While Americans geared up for Election Day coverage on Monday evening, much of Silicon Valley was glued to a different channel.

It was the premiere of “Start-Ups: Silicon Valley,” the Bravo-produced reality show that follows a group of twentysomethings through the trials of tech entrepreneurship. It has been the hot topic of the technorati for months, all of whom were eager to see just how drastically wrong a big cable network would portray the tech scene.

Bravo didn’t disappoint. I spent the evening at one of the many Bay Area viewing parties with a group of tech reporters, entrepreneurs and other industry folk. Like any subculture enamored with itself, we took great joy in watching what amounted to something everyone expected: Strings of tech buzzwords. Engineers reciting equations amid kegstands. Waxing philosophical over Valley “ecosystems” while poolside. In essence, a laughable caricature of our own little world.

The highlight, by far, was watching brother-and-sister duo Ben and Hermione Way pitch their start-up idea, Ignite, to angel investor Dave McClure. After Hermione takes a nap under McClure’s desk (yes, really), the siblings walk a skeptical McClure through their vision of a health app for smartphones.

We’ve managed to get our hands on a copy of the pitch deck the two created for investors, which gives some insight (but not much) into their company vision:.

The second slide says it all: Ignite is meant to “enhance and extend the life of humans by providing them with the tools and the understanding to change their lifestyle in a positive way,” as the pitch goes.

How? By “combining smartphones, life expectancy, game theory, social interaction and some clever hardware to drive behavior change.”

Don’t worry, I don’t know what that means, either.

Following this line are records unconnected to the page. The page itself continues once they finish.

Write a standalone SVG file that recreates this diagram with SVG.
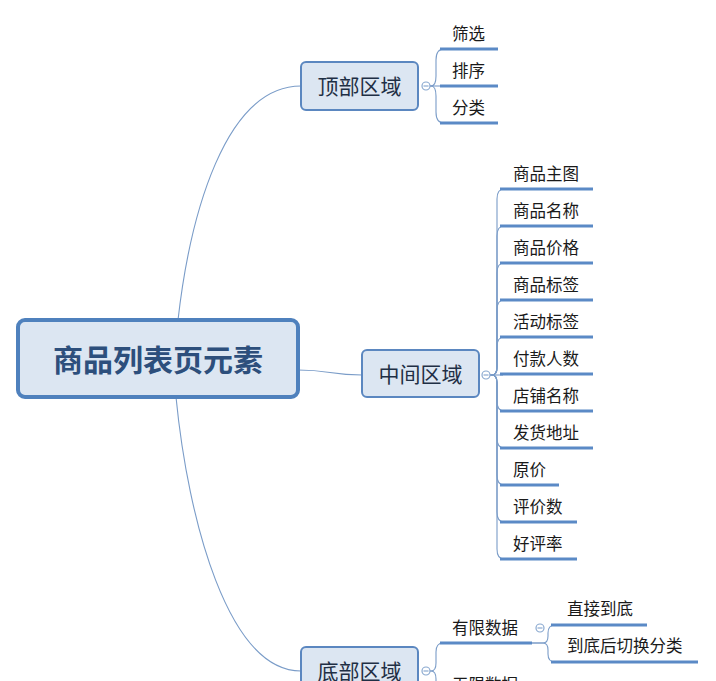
<svg xmlns="http://www.w3.org/2000/svg" width="716" height="681" viewBox="0 0 716 681">
<style>
.bg{fill:#ffffff}
.root{fill:#dce6f2;stroke:#4f81bd;stroke-width:4}
.rootT{font-family:"Noto Sans CJK SC",sans-serif;font-size:30px;font-weight:bold;fill:#2d4f7c}
.node{fill:#dce6f2;stroke:#5b87c0;stroke-width:2}
.nodeT{font-family:"Noto Sans CJK SC",sans-serif;font-size:21px;fill:#1f2f45}
.leafT{font-family:"Noto Sans CJK SC",sans-serif;font-size:16.5px;fill:#1a1a1a}
.ul{stroke:#5b8ac6;stroke-width:3;fill:none}
.cn{stroke:#7a9cc8;stroke-width:1.1;fill:none}
.col{fill:#ffffff;stroke:#8aa9d0;stroke-width:1.2}
.minus{stroke:#8aa9d0;stroke-width:1.2}
</style>
<rect class="bg" x="0" y="0" width="716" height="681"/>
<g id="connectors">
<path class="cn" d="M178,320 C190,215 225,86 301,86"/>
<path class="cn" d="M298,370 C330,370 330,375 362,375"/>
<path class="cn" d="M176,397 C188,520 228,671 301,671"/>
<path class="cn" d="M430,86 H431 Q436,86 436,76 V60 Q436,49 444,49"/>
<path class="cn" d="M430,86 H443"/>
<path class="cn" d="M430,86 H431 Q436,86 436,96 V112 Q436,123 444,123"/>
<path class="cn" d="M490,375 H492 Q497,375 497,367 V199 Q497,189 504,189"/>
<path class="cn" d="M490,375 H492 Q497,375 497,367 V236 Q497,226 504,226"/>
<path class="cn" d="M490,375 H492 Q497,375 497,367 V273 Q497,263 504,263"/>
<path class="cn" d="M490,375 H492 Q497,375 497,367 V310 Q497,300 504,300"/>
<path class="cn" d="M490,375 H492 Q497,375 497,367 V347 Q497,337 504,337"/>
<path class="cn" d="M490,375 H503"/>
<path class="cn" d="M490,375 H492 Q497,375 497,383 V401 Q497,411 504,411"/>
<path class="cn" d="M490,375 H492 Q497,375 497,383 V438 Q497,448 504,448"/>
<path class="cn" d="M490,375 H492 Q497,375 497,383 V475 Q497,485 504,485"/>
<path class="cn" d="M490,375 H492 Q497,375 497,383 V512 Q497,522 504,522"/>
<path class="cn" d="M490,375 H492 Q497,375 497,383 V549 Q497,559 504,559"/>
<path class="cn" d="M430,671 H431 Q436,671 436,663 V652 Q436,643 443,643"/>
<path class="cn" d="M430,671 H431 Q436,671 436,679 V690 Q436,699 443,699"/>
<path class="cn" d="M532,643 H543 Q548,643 548,636 V633 Q548,625 555,625"/>
<path class="cn" d="M532,643 H543 Q548,643 548,650 V654 Q548,662 555,662"/>
</g>
<g id="root">
<rect class="root" x="18" y="320" width="280" height="77" rx="7"/>
<text class="rootT" x="158" y="371" text-anchor="middle">商品列表页元素</text>
</g>
<g id="top">
<rect class="node" x="301" y="62" width="117" height="48" rx="5"/>
<text class="nodeT" x="359.5" y="94" text-anchor="middle">顶部区域</text>
<circle class="col" cx="426" cy="86" r="4"/><line class="minus" x1="423.5" y1="86" x2="428.5" y2="86"/>
</g>
<g id="top-1"><text class="leafT" x="452" y="40">筛选</text><line class="ul" x1="440" y1="49" x2="498" y2="49"/></g>
<g id="top-2"><text class="leafT" x="452" y="77">排序</text><line class="ul" x1="440" y1="86" x2="498" y2="86"/></g>
<g id="top-3"><text class="leafT" x="452" y="114">分类</text><line class="ul" x1="440" y1="123" x2="498" y2="123"/></g>
<g id="middle">
<rect class="node" x="362" y="350" width="117" height="47" rx="5"/>
<text class="nodeT" x="420.5" y="382" text-anchor="middle">中间区域</text>
<circle class="col" cx="486" cy="375" r="4"/><line class="minus" x1="483.5" y1="375" x2="488.5" y2="375"/>
</g>
<g id="mid-1"><text class="leafT" x="513" y="180">商品主图</text><line class="ul" x1="500" y1="189" x2="593" y2="189"/></g>
<g id="mid-2"><text class="leafT" x="513" y="217">商品名称</text><line class="ul" x1="500" y1="226" x2="593" y2="226"/></g>
<g id="mid-3"><text class="leafT" x="513" y="254">商品价格</text><line class="ul" x1="500" y1="263" x2="593" y2="263"/></g>
<g id="mid-4"><text class="leafT" x="513" y="291">商品标签</text><line class="ul" x1="500" y1="300" x2="593" y2="300"/></g>
<g id="mid-5"><text class="leafT" x="513" y="328">活动标签</text><line class="ul" x1="500" y1="337" x2="593" y2="337"/></g>
<g id="mid-6"><text class="leafT" x="513" y="365">付款人数</text><line class="ul" x1="500" y1="374" x2="593" y2="374"/></g>
<g id="mid-7"><text class="leafT" x="513" y="402">店铺名称</text><line class="ul" x1="500" y1="411" x2="593" y2="411"/></g>
<g id="mid-8"><text class="leafT" x="513" y="439">发货地址</text><line class="ul" x1="500" y1="448" x2="593" y2="448"/></g>
<g id="mid-9"><text class="leafT" x="513" y="476">原价</text><line class="ul" x1="500" y1="485" x2="559" y2="485"/></g>
<g id="mid-10"><text class="leafT" x="513" y="513">评价数</text><line class="ul" x1="500" y1="522" x2="577" y2="522"/></g>
<g id="mid-11"><text class="leafT" x="513" y="550">好评率</text><line class="ul" x1="500" y1="559" x2="577" y2="559"/></g>
<g id="bottom">
<rect class="node" x="301" y="647" width="117" height="48" rx="5"/>
<text class="nodeT" x="359.5" y="679" text-anchor="middle">底部区域</text>
<circle class="col" cx="426" cy="671" r="4"/><line class="minus" x1="423.5" y1="671" x2="428.5" y2="671"/>
</g>
<g id="bot-1">
<text class="leafT" x="452" y="634">有限数据</text><line class="ul" x1="440" y1="643" x2="532" y2="643"/>
<circle class="col" cx="540" cy="628" r="4"/><line class="minus" x1="537.5" y1="628" x2="542.5" y2="628"/>
</g>
<g id="bot-1-1"><text class="leafT" x="567" y="615">直接到底</text><line class="ul" x1="551" y1="625" x2="647" y2="625"/></g>
<g id="bot-1-2"><text class="leafT" x="567" y="652">到底后切换分类</text><line class="ul" x1="551" y1="662" x2="698" y2="662"/></g>
<g id="bot-2"><text class="leafT" x="452" y="691">无限数据</text><line class="ul" x1="440" y1="699" x2="532" y2="699"/></g>
</svg>
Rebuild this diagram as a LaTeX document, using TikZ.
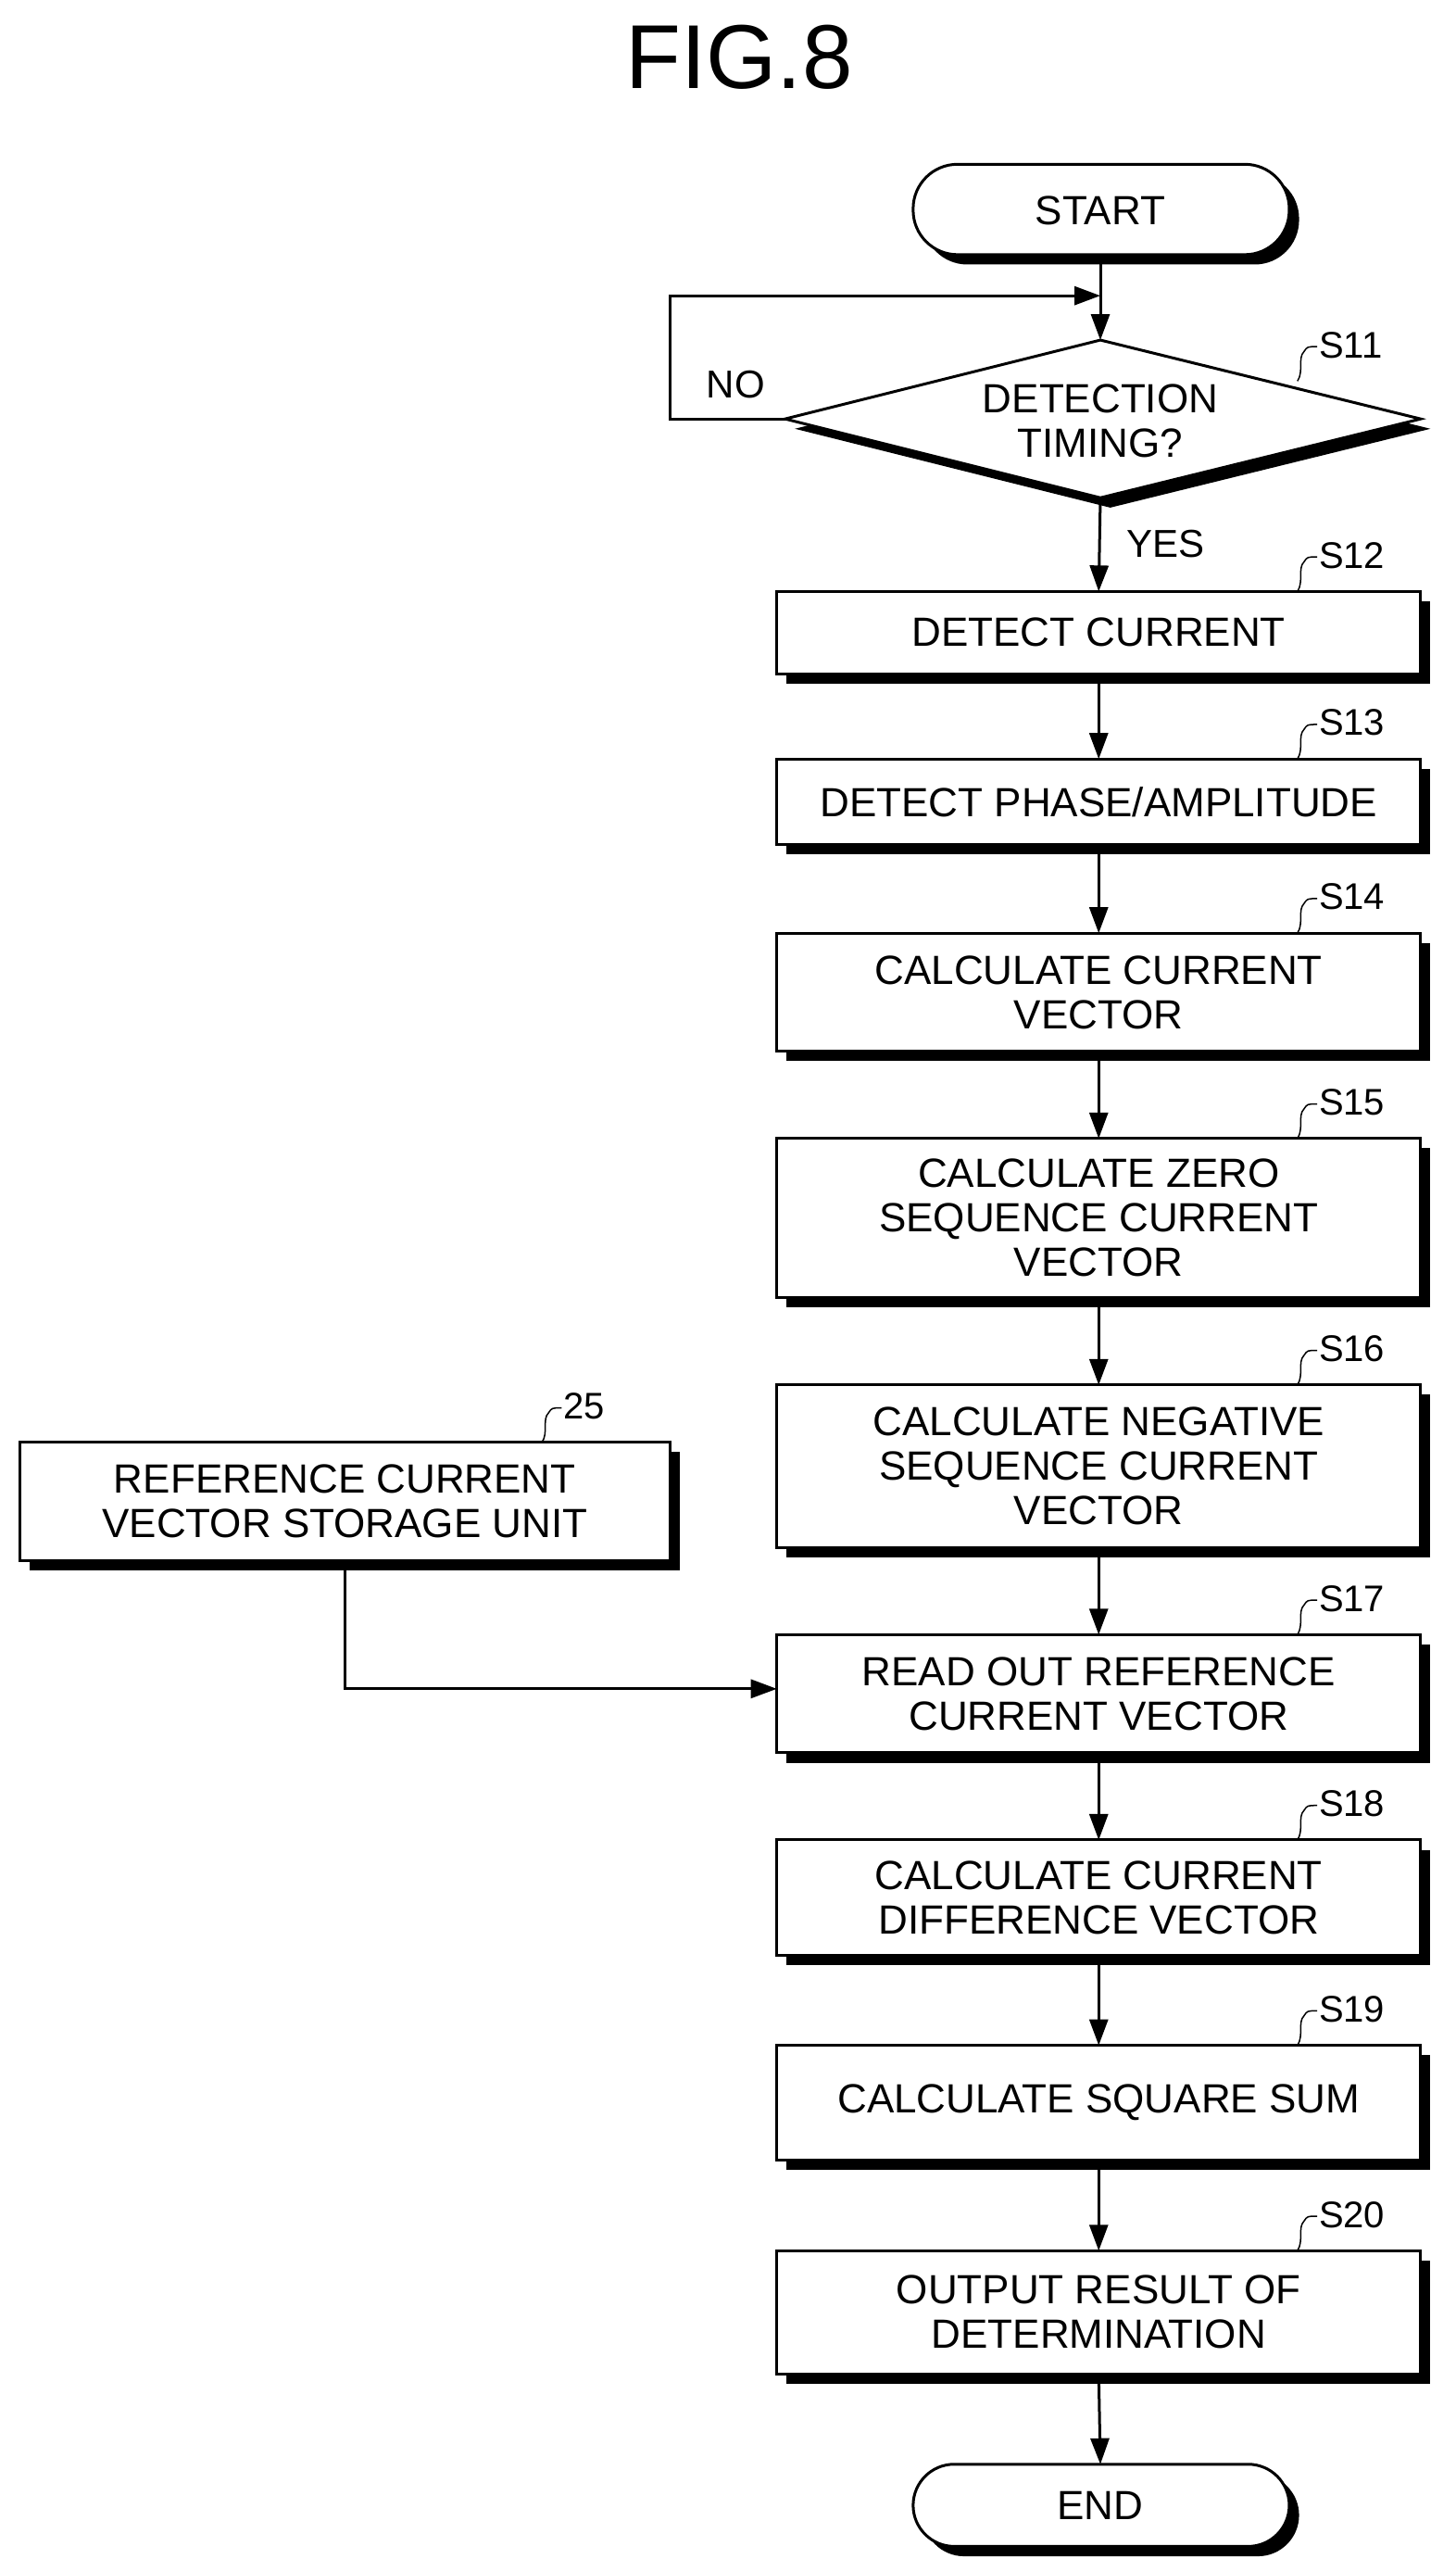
\documentclass[tikz,border=0pt]{standalone}
\usepackage{fontspec}
\setmainfont{Liberation Sans}
\usetikzlibrary{shapes.geometric,arrows.meta}
\begin{document}
\begin{tikzpicture}[x=1.773pt,y=-1.773pt,
  txt/.style={font=\fontsize{44}{48}\selectfont, align=center, inner sep=0pt},
  lab/.style={font=\fontsize{42}{46}\selectfont, inner sep=0pt},
  ln/.style={line width=3pt},
  arr/.style={ln,-{Triangle[length=28pt,width=20pt]}}]
\useasboundingbox (0,0) rectangle (886,1565);
\node[font=\fontsize{98}{100}\selectfont] (title) at (450,35) {FIG.8};
\newcommand{\shbox}[5]{% name, x1,y1,x2,y2
  \fill[black] (#2+6,#3+6) rectangle (#4+6,#5+6);
  \draw[ln,fill=white] (#2,#3) rectangle (#4,#5);
  \coordinate (#1) at ({(#2+#4)/2},{(#3+#5)/2});
  \coordinate (#1t) at ({(#2+#4)/2},#3);
  \coordinate (#1b) at ({(#2+#4)/2},#5);
}
% START
\fill[black,rounded corners=27*1.773pt] (562,106) rectangle (791,161);
\draw[ln,fill=white,rounded corners=27*1.773pt] (556,100) rectangle (785,155);
\node[txt] (start) at (670,128) {START};
\coordinate (startb) at (670,155);
% diamond
\fill[black] (484,261) -- (676,213) -- (871,261) -- (676,309) -- cycle;
\draw[ln,fill=white] (478,255) -- (670,207) -- (865,255) -- (670,303) -- cycle;
\coordinate (dt) at (670,207); \coordinate (db) at (670,303); \coordinate (dl) at (478,255);
\node[txt] (s11) at (670,256) {DETECTION\\TIMING?};
\shbox{b12}{473}{360}{865}{410}
\shbox{b13}{473}{462}{865}{514}
\shbox{b14}{473}{568}{865}{640}
\shbox{b15}{473}{693}{865}{790}
\shbox{b16}{473}{843}{865}{942}
\shbox{b17}{473}{995}{865}{1067}
\shbox{b18}{473}{1120}{865}{1190}
\shbox{b19}{473}{1245}{865}{1315}
\shbox{b20}{473}{1370}{865}{1445}
\shbox{b25}{12}{878}{408}{950}
\node[txt] (t12) at (b12) {DETECT CURRENT};
\node[txt] (t13) at (b13) {DETECT PHASE/AMPLITUDE};
\node[txt] (t14) at (b14) {CALCULATE CURRENT\\VECTOR};
\node[txt] (t15) at (b15) {CALCULATE ZERO\\SEQUENCE CURRENT\\VECTOR};
\node[txt] (t16) at (b16) {CALCULATE NEGATIVE\\SEQUENCE CURRENT\\VECTOR};
\node[txt] (t17) at (b17) {READ OUT REFERENCE\\CURRENT VECTOR};
\node[txt] (t18) at (b18) {CALCULATE CURRENT\\DIFFERENCE VECTOR};
\node[txt] (t19) at (b19) {CALCULATE SQUARE SUM};
\node[txt] (t20) at (b20) {OUTPUT RESULT OF\\DETERMINATION};
\node[txt] (t25) at (b25) {REFERENCE CURRENT\\VECTOR STORAGE UNIT};
% END
\fill[black,rounded corners=25*1.773pt] (562,1506) rectangle (791,1556);
\draw[ln,fill=white,rounded corners=25*1.773pt] (556,1500) rectangle (785,1550);
\node[txt] (end) at (670,1525) {END};
\coordinate (endt) at (670,1500);
% connectors
\draw[arr] (startb) -- (dt);
\coordinate (lp) at (408,180);
\coordinate (jn) at (670,180);
\draw[arr] (dl) -- (408,255) -- (lp) -- (jn);
\draw[arr] (db) -- (b12t);
\draw[arr] (b12b) -- (b13t);
\draw[arr] (b13b) -- (b14t);
\draw[arr] (b14b) -- (b15t);
\draw[arr] (b15b) -- (b16t);
\draw[arr] (b16b) -- (b17t);
\draw[arr] (b17b) -- (b18t);
\draw[arr] (b18b) -- (b19t);
\draw[arr] (b19b) -- (b20t);
\draw[arr] (b20b) -- (endt);
\coordinate (b17l) at (473,1028);
\draw[arr] (210,950) -- (210,1028) -- (b17l);
% labels
\node[lab] (no) at (448,234) {NO};
\node[lab] (yes) at (710,331) {YES};
\newcommand{\slab}[4]{% name, x, y, text
  \draw[line width=1.5pt] (#2,#3) .. controls (#2+4,#3-6) and (#2,#3-14) .. (#2+4,#3-18) .. controls (#2+6,#3-21) .. (#2+12,#3-21);
  \node[lab,anchor=west,font=\fontsize{40}{44}\selectfont] (#1) at (#2+13,#3-22) {#4};
}
\slab{l11}{790}{232}{S11}
\slab{l12}{790}{360}{S12}
\slab{l13}{790}{462}{S13}
\slab{l14}{790}{568}{S14}
\slab{l15}{790}{693}{S15}
\slab{l16}{790}{843}{S16}
\slab{l17}{790}{995}{S17}
\slab{l18}{790}{1120}{S18}
\slab{l19}{790}{1245}{S19}
\slab{l20}{790}{1370}{S20}
\slab{l25}{330}{878}{25}
\end{tikzpicture}
\end{document}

It gets foggier from there. Ignite involves custom-built hardware, social gaming and challenges, and a virtual currency called “time credits” based on extending one’s life, which is made up of a series of “micro-lives.” Initial investment asking price? A cool $500,000 in capital.

Spoiler: McClure wasn’t convinced. The angel investor passed on the deal, sending the two packing.

The dream isn’t over. Monday evening’s show was only the first in a season’s worth of founder’s follies, as Ben and Hermione have a whole Rolodex full of VCs to hit up for cash.